Start of GIVEN RECORDS

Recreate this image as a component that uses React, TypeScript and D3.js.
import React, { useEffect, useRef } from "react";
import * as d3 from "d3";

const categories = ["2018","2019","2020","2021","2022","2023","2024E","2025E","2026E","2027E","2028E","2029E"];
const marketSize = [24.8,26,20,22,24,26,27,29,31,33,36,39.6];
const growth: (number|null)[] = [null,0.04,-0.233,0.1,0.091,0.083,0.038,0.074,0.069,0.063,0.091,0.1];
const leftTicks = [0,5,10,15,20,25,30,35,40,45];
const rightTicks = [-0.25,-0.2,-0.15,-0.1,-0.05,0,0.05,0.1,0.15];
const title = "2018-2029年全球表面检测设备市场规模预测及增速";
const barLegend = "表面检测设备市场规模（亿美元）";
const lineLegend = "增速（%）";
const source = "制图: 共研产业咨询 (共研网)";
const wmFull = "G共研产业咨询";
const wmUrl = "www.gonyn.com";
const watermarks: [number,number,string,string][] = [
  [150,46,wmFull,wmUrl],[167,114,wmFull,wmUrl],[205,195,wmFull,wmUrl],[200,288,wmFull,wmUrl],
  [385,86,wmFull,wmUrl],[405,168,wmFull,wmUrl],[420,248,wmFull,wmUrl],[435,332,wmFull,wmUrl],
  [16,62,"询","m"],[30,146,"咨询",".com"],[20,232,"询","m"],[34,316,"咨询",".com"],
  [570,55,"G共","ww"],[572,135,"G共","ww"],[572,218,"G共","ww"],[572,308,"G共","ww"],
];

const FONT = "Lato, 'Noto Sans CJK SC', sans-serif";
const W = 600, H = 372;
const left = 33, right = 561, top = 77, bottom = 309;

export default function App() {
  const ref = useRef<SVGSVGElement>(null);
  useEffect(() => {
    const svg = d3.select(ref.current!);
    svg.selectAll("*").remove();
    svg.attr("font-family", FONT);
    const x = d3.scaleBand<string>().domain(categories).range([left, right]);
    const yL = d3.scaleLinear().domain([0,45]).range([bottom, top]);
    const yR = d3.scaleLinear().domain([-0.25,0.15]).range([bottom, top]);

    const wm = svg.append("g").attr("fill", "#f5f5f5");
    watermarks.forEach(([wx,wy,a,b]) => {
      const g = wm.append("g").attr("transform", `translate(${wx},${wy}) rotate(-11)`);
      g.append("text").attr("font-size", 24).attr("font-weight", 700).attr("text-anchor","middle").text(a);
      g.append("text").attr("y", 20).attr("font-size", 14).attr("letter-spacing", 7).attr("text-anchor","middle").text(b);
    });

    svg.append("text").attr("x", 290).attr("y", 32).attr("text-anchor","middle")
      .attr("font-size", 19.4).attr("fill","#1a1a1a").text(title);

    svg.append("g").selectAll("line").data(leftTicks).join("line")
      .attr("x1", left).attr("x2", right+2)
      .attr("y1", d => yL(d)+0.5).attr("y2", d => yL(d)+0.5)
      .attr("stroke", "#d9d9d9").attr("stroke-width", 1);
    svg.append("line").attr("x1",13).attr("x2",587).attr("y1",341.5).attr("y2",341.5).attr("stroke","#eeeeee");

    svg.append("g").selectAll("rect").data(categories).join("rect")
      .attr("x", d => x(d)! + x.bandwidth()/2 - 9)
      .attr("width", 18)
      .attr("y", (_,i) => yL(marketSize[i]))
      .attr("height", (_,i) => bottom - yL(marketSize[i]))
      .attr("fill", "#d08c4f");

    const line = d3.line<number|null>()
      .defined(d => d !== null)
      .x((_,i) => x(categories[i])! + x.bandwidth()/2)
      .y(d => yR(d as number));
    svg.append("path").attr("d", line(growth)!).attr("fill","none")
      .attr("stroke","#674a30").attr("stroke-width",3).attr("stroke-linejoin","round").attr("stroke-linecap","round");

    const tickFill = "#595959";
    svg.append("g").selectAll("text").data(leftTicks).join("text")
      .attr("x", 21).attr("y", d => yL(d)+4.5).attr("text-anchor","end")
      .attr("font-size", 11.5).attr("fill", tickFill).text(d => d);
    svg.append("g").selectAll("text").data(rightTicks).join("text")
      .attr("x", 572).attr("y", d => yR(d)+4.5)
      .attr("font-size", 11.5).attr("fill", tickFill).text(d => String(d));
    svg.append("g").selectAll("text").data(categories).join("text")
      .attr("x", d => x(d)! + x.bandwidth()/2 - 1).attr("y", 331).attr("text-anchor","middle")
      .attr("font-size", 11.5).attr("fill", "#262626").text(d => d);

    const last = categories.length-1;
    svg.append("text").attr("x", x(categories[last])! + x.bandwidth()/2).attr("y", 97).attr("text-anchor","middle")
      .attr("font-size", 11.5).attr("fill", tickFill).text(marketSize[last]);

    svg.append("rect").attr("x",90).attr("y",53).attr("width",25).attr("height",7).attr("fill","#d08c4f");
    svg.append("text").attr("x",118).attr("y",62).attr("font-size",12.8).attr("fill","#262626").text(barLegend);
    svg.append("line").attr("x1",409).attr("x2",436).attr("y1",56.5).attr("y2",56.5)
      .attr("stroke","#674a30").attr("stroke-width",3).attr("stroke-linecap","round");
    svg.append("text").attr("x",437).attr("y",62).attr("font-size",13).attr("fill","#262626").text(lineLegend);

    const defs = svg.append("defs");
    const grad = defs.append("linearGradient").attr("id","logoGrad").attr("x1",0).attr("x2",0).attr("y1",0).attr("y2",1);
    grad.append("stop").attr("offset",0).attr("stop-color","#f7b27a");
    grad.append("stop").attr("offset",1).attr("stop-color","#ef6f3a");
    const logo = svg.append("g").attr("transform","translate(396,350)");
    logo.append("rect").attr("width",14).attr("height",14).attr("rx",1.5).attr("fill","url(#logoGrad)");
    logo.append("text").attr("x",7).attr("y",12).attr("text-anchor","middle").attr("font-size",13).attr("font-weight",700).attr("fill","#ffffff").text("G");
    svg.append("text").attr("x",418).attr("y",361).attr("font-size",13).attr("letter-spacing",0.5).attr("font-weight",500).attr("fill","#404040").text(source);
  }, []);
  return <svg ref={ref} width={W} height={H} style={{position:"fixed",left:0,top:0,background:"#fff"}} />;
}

End of GIVEN RECORDS
Start of GIVEN RECORDS

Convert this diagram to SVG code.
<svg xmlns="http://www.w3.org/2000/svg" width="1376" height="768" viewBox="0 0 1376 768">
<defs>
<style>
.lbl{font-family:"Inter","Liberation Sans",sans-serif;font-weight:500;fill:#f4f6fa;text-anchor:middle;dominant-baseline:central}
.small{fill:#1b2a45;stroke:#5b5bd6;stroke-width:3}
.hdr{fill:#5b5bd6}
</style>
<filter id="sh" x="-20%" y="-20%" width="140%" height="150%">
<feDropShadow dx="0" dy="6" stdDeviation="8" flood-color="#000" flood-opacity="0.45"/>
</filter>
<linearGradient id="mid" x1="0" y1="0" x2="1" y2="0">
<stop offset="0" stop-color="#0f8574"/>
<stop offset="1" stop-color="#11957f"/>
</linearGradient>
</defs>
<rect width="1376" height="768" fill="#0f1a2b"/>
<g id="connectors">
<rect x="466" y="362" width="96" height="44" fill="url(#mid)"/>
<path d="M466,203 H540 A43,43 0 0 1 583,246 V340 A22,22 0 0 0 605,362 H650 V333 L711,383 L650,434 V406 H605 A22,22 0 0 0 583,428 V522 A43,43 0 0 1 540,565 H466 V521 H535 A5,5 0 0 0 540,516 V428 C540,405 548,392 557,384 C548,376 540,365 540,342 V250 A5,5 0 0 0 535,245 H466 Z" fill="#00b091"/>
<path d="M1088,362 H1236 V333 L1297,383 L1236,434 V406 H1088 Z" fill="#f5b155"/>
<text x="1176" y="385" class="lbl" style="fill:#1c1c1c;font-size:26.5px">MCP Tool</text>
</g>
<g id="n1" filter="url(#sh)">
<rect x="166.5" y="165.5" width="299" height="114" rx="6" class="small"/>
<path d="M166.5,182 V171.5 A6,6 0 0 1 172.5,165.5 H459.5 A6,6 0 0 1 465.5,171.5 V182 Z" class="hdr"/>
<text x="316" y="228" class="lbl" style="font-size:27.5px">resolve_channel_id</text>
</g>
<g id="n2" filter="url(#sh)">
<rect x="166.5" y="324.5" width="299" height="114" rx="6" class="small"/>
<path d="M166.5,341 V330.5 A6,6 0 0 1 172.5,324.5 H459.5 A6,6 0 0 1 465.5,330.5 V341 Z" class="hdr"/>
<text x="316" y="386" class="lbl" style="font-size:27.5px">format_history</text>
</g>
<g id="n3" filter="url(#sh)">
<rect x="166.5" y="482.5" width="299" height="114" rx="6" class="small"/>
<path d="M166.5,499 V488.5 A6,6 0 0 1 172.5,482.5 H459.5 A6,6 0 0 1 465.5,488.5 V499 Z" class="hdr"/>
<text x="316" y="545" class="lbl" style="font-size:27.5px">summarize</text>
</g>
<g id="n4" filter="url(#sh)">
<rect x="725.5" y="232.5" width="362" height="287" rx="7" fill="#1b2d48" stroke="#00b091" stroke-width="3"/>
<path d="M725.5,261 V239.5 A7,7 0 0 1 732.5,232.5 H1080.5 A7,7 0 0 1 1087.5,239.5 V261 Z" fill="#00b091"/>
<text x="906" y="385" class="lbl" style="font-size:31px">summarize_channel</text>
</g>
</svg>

End of GIVEN RECORDS

Repeat exactly, and only, the lines from the one containing "Recreate this image" through the one containing "import * as", both included.

Recreate this image as a component that uses React, TypeScript and D3.js.
import React, { useEffect, useRef } from "react";
import * as d3 from "d3";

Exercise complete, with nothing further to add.